We also filmed an interview with Sir Tim Rice, in his home. He is a life-long avid Bopper fan and is very keen for The Bopper to be in The Hall of Fame. He recounted insightful and supportive stories about The Bopper’s life and work.

The present day

This film has layers of stories, an amazing crazy loveable and passionate leading character on a noble quirky quest, lots of humour, nostalgia and pathos, many interesting and colourful contributors, the locations are fantastic, and of course the music is fabulous.

However, it’s one thing for a huge personality to make a professional film, it is altogether another thing to get a broadcast deal, especially when the film is full of music, meaning the cost of the music rights is pretty significant.

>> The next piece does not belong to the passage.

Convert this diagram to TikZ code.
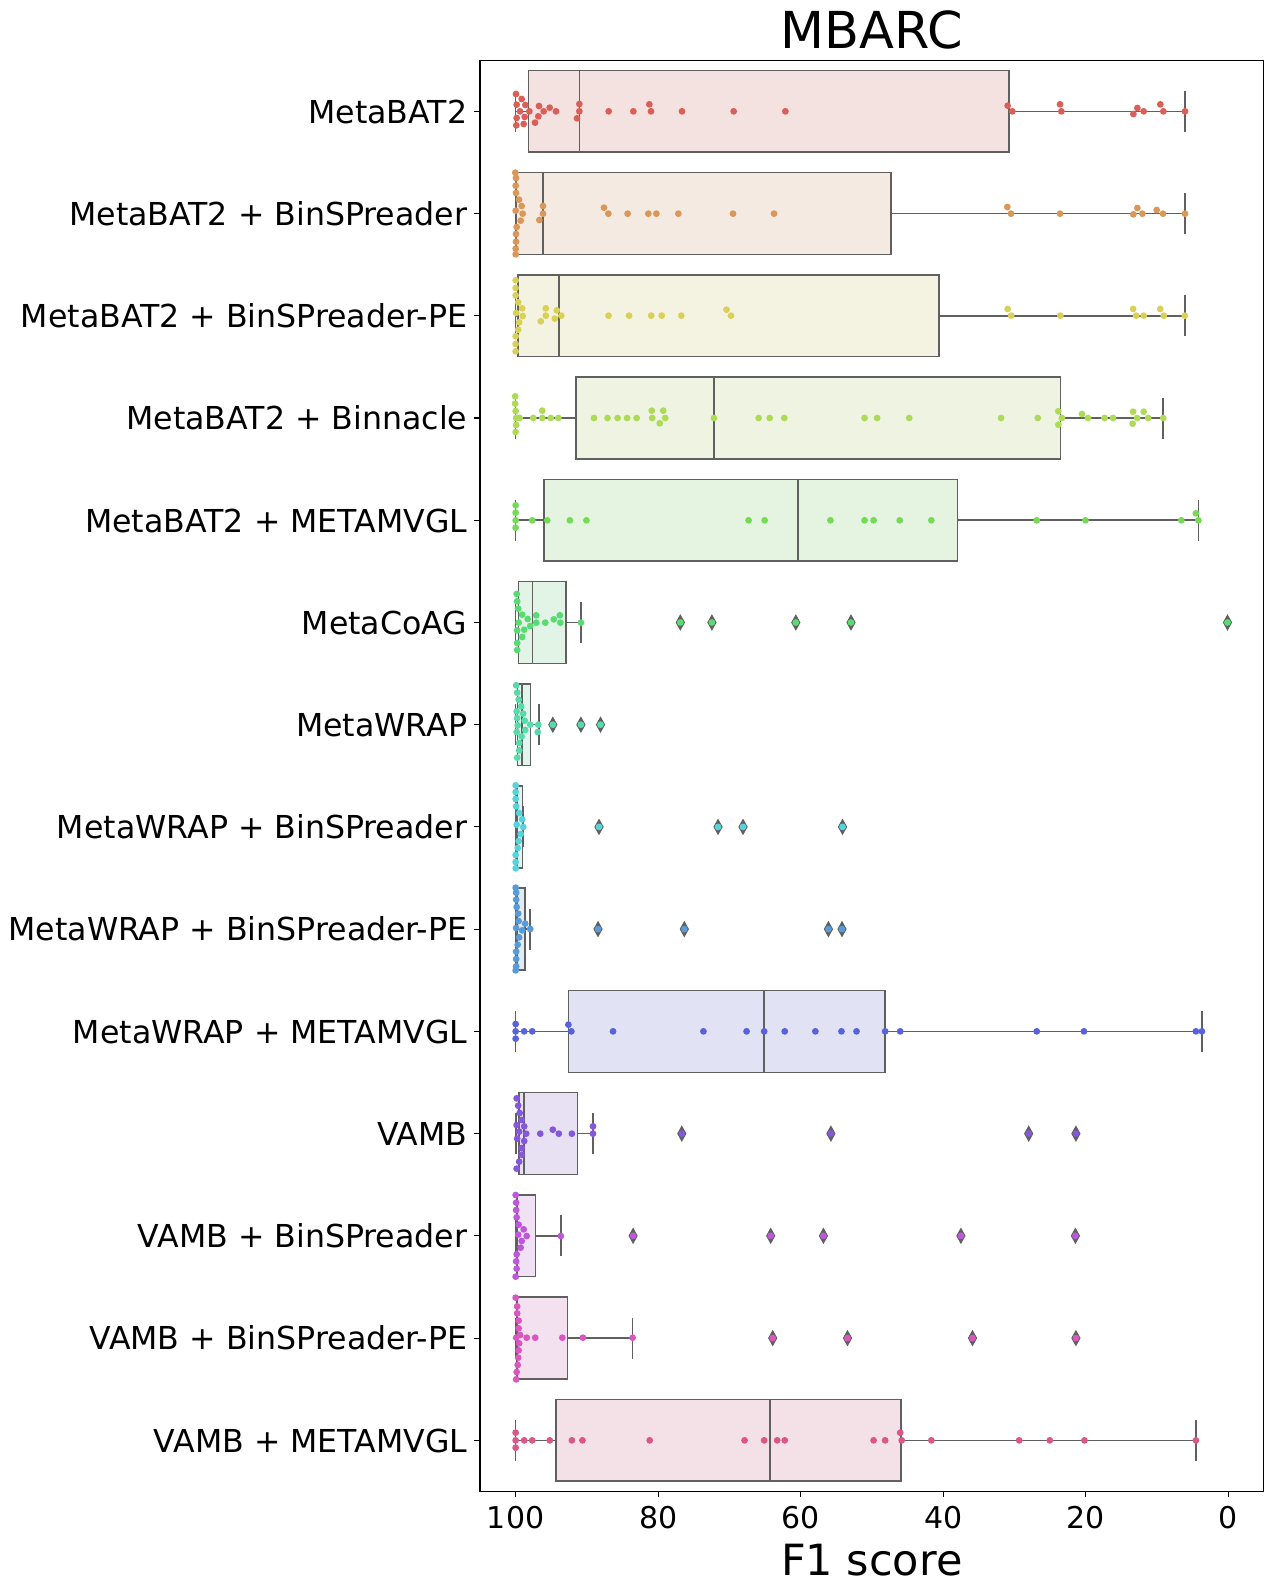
\documentclass[tikz,border=0pt]{standalone}
\usepackage{fontspec}
\setmainfont{DejaVu Sans}
\definecolor{c1}{RGB}{219,95,87}
\definecolor{c2}{RGB}{219,151,87}
\definecolor{c3}{RGB}{219,208,87}
\definecolor{c4}{RGB}{173,219,87}
\definecolor{c5}{RGB}{117,219,87}
\definecolor{c6}{RGB}{87,219,114}
\definecolor{c7}{RGB}{87,219,170}
\definecolor{c8}{RGB}{87,211,219}
\definecolor{c9}{RGB}{87,155,219}
\definecolor{c10}{RGB}{87,98,219}
\definecolor{c11}{RGB}{133,87,219}
\definecolor{c12}{RGB}{189,87,219}
\definecolor{c13}{RGB}{219,87,192}
\definecolor{c14}{RGB}{219,87,136}
\definecolor{gsix}{RGB}{153,153,153}
\definecolor{edgegray}{RGB}{96,96,96}
\tikzset{
  boxline/.style={draw=edgegray, line width=1.1pt},
  wline/.style={draw=edgegray, line width=1.1pt},
  ylab/.style={anchor=base east, inner sep=0pt, font=\fontsize{23.7pt}{28pt}\selectfont},
  xlab/.style={anchor=base, inner sep=0pt, font=\fontsize{22.5pt}{27pt}\selectfont},
  tickline/.style={draw=black, line width=0.8pt},
}
\newcommand\mydots[6]{\foreach \a/\b in {#6}{\fill[#5] ({#1+\a/#3},{#2+\b/#4}) circle[radius=2.55pt];}}
\newcommand\myflier[3]{%
  \filldraw[fill=edgegray,draw=edgegray,line width=0.8pt] ({#1},{#2-7.2}) -- ({#1+4},{#2}) -- ({#1},{#2+7.2}) -- ({#1-4},{#2}) -- cycle;
  \fill[#3] ({#1},{#2}) circle[radius=2.55pt];}
\begin{document}
\begin{tikzpicture}[x=0.75pt,y=-0.75pt]
\useasboundingbox (0,0) rectangle (1265,1583);
\fill[white] (0,0) rectangle (1265,1583);

% boxes and whiskers
\foreach \c/\ql/\qr/\md/\wl/\wr/\col in {
 111.3/528.3/1009/579.3/515.6/1185/c1,
 213.5/516.2/891/543/516.2/1185/c2,
 315.8/518.2/938.8/558.8/515.6/1184.8/c3,
 418.0/575.9/1060.3/714/515.6/1163.2/c4,
 520.2/543.8/957.4/797.8/515.6/1198.4/c5,
 622.5/518.7/565.9/532.7/515.6/580.9/c6,
 724.7/517.7/530.7/522.2/515.6/539.2/c7,
 826.9/516.2/522.7/517/515.6/523.7/c8,
 929.1/516.2/525.2/517/515.6/530.2/c9,
 1031.4/568.4/885.1/764.1/515.6/1201.9/c10,
 1133.6/519.2/577.4/524.2/516.2/593/c11,
 1235.8/517.2/535.7/517.2/515.6/560.8/c12,
 1338.1/517.2/567.4/517.2/515.6/632.6/c13,
 1440.3/555.8/901.2/770.2/515.6/1195.9/c14}{
  \draw[wline] ({\wl},{\c}) -- ({\ql},{\c});
  \draw[wline] ({\qr},{\c}) -- ({\wr},{\c});
  \draw[wline] ({\wl},{\c-20.5}) -- ({\wl},{\c+20.5});
  \draw[wline] ({\wr},{\c-20.5}) -- ({\wr},{\c+20.5});
  \filldraw[boxline, fill=\col!75!gsix!20!white] ({\ql},{\c-40.9}) rectangle ({\qr},{\c+40.9});
  \draw[boxline] ({\md},{\c-40.9}) -- ({\md},{\c+40.9});
}

% fliers
\foreach \x in {680.3,711.9,795.8,851,1227.5}{\myflier{\x}{622.5}{c6}}
\foreach \x in {552.8,580.9,600.5}{\myflier{\x}{724.7}{c7}}
\foreach \x in {599,718,743,842.5}{\myflier{\x}{826.9}{c8}}
\foreach \x in {598,684.3,828.4,842}{\myflier{\x}{929.1}{c9}}
\foreach \x in {681.8,830.9,1028.7,1075.9}{\myflier{\x}{1133.6}{c11}}
\foreach \x in {633.1,770.7,823.4,960.9,1075.4}{\myflier{\x}{1235.8}{c12}}
\foreach \x in {772.7,847.5,972.5,1075.9}{\myflier{\x}{1338.1}{c13}}

% swarm dots
\mydots{470}{40}{3}{3}{c1}{138/162,155/177,140/194,166/195,150/214,178/214,140/234,164/231,139/256,161/252,207/198,205/229,195/248,221/214,239/203,258/214,328/192,328/214,321/235,416/214,490/214,538/193,543/214,636/214,791/214,946/214}
\mydots{880}{40}{3}{3}{c1}{383/197,397/214,540/193,544/214,772/204,760/222,791/214,841/193,850/214,915/214}
\mydots{470}{40}{3}{3}{c2}{136/398,138/414,137/437,138/459,147/479,155/498,137/512,158/521,152/542,140/561,138/582,138/605,137/626,137/643,219/498,219/521,208/540,402/503,415/521,473/521,535/521,559/521,625/521,789/521,912/521}
\mydots{880}{40}{3}{3}{c2}{382/501,393/521,540/521,772/504,760/523,787/521,830/510,849/521,915/521}
\mydots{478}{263}{1.992}{3}{c3}{75/52,75/75,75/97,80/118,88/136,76/150,89/159,82/178,80/200,75/220,75/243,75/265,135/136,135/158,125/175,157/142,166/158,153/167,260/158,301/158,345/158,366/158,405/158,495/140,504/158,1055/138,1062/158,1160/158,1305/138,1311/158,1326/158,1359/138,1366/158,1408/158}
\mydots{478}{263}{1.992}{3}{c4}{74/400,74/422,75/444,76/465,76/486,75/507,83/465,110/465,128/443,128/465,145/465,160/465,231/465,258/465,278/465,297/465,316/465,346/443,347/465,369/443,373/465,362/481,470/465,559/465,581/465,610/465,770/465,795/465,859/465,1042/465,1115/465,1156/445,1163/465,1156/485,1203/453,1215/465,1248/465,1265/465,1305/446,1326/446,1313/465,1335/465,1304/482,1365/465}
\mydots{478}{468}{1.992}{3}{c5}{75/112,75/134,75/157,75/179,108/157,138/157,183/157,216/157,539/157,571/157,702/157,770/157,788/157,840/157,903/157,1113/157,1210/157,1401/157,1430/136,1435/157}
\mydots{478}{468}{1.992}{3}{c6}{77/378,78/400,80/422,88/440,81/464,78/487,88/507,78/525,78/546,99/453,92/485,104/474,116/442,116/464,134/464,151/454,163/442,164/464,205/464}
\mydots{478}{672}{1.992}{3}{c7}{76/40,78/62,81/83,86/103,77/118,90/125,78/138,93/146,79/160,104/158,77/180,94/174,87/193,82/213,82/235,78/257,120/158,119/180}
\mydots{478}{672}{1.992}{3}{c8}{75/340,75/360,75/381,76/403,82/423,88/442,77/458,90/465,85/486,81/507,79/528,75/549,75/570,75/589}
\mydots{478}{877}{1.992}{3}{c9}{75/32,76/47,76/68,77/90,80/110,81/132,94/140,76/153,88/160,104/156,82/181,79/203,76/224,76/246,76/268,75/280}
\mydots{478}{877}{1.992}{3}{c10}{75/441,75/463,75/485,92/463,108/463,180/443,186/463,269/463,449/463,535/463,570/463,611/463,672/463,724/463,754/463,811/463,841/463,1113/463,1207/463,1430/463,1442/463}
\mydots{478}{1081}{1.992}{3}{c11}{77/52,80/74,83/96,87/117,77/132,92/136,82/152,96/158,78/173,92/180,87/201,87/221,82/242,77/263,124/158,149/146,161/158,187/158,229/136,229/158}
\mydots{478}{1081}{1.992}{3}{c12}{75/342,76/365,76/387,77/409,81/431,91/445,80/461,97/465,87/480,85/500,77/520,76/541,77/563,75/587,165/465}
\mydots{478}{1285}{1.992}{3}{c13}{75/38,78/64,78/85,81/107,81/130,84/150,76/158,97/158,114/158,82/175,81/196,80/218,79/240,77/261,76/283,168/158,209/158,308/158}
\mydots{478}{1285}{1.992}{3}{c14}{75/443,75/466,75/488,92/466,108/466,143/466,187/466,208/466,342/466,531/466,570/466,596/466,611/466,788/466,811/466,841/443,844/466,903/466,1078/466,1139/466,1208/466,1430/466}

% frame
\draw[black, line width=0.8pt] (480,60.2) rectangle (1263.6,1491.4);

% y ticks and labels
\foreach \c/\lab [count=\i] in {
 111.3/MetaBAT2,
 213.5/MetaBAT2 + BinSPreader,
 315.8/MetaBAT2 + BinSPreader-PE,
 418.0/MetaBAT2 + Binnacle,
 520.2/MetaBAT2 + METAMVGL,
 622.5/MetaCoAG,
 724.7/MetaWRAP,
 826.9/MetaWRAP + BinSPreader,
 929.1/MetaWRAP + BinSPreader-PE,
 1031.4/MetaWRAP + METAMVGL,
 1133.6/VAMB,
 1235.8/VAMB + BinSPreader,
 1338.1/VAMB + BinSPreader-PE,
 1440.3/VAMB + METAMVGL}{
  \draw[tickline] (474,{\c}) -- (480,{\c});
  \node[ylab] (ylab\i) at (467.5,{\c+11.8}) {\lab};
}

% x ticks and labels
\foreach \v [count=\i] in {100,80,60,40,20,0}{
  \draw[tickline] ({515.6+(100-\v)*7.125},1491.4) -- ({515.6+(100-\v)*7.125},1496.6);
  \node[xlab] (xt\i) at ({515.6+(100-\v)*7.125},1528.7) {\v};
}

\node[anchor=base, inner sep=0pt, font=\fontsize{32.25pt}{38pt}\selectfont] (xlabel) at (871.8,1575) {F1 score};
\node[anchor=base, inner sep=0pt, font=\fontsize{38.2pt}{45pt}\selectfont] (title) at (871.8,48.5) {MBARC};
\end{tikzpicture}
\end{document}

So, to date, there has not been a viable offer by any of the broadcasters or streamers, which is a great shame.
But John is not a man to be stopped.

On February 3, 2019, the 60th anniversary of The Day The Music Died, he had a screening of an early edit, at Clear Lake Arts Centre. John was worried nobody would turn up to watch it but the theatre was full to overcapacity and John with several others had to watch from outside.
In a much more finished state, Bopper has had 2 more screenings in the Arts Centre, each again to full houses and standing ovations. The manager said they have never had such reactions to a film.

In 2021, Bopper And Me had its first UK screening, at the Tyneside Cinema, Newcastle, and again a full house loved it and had the chance to listen to John talk about his adventure and to ask questions.

Recently, it has been accepted, over 200 other applicants, to be shown in its final form at the Iowa Independent Film Festival, to be held in September 2023.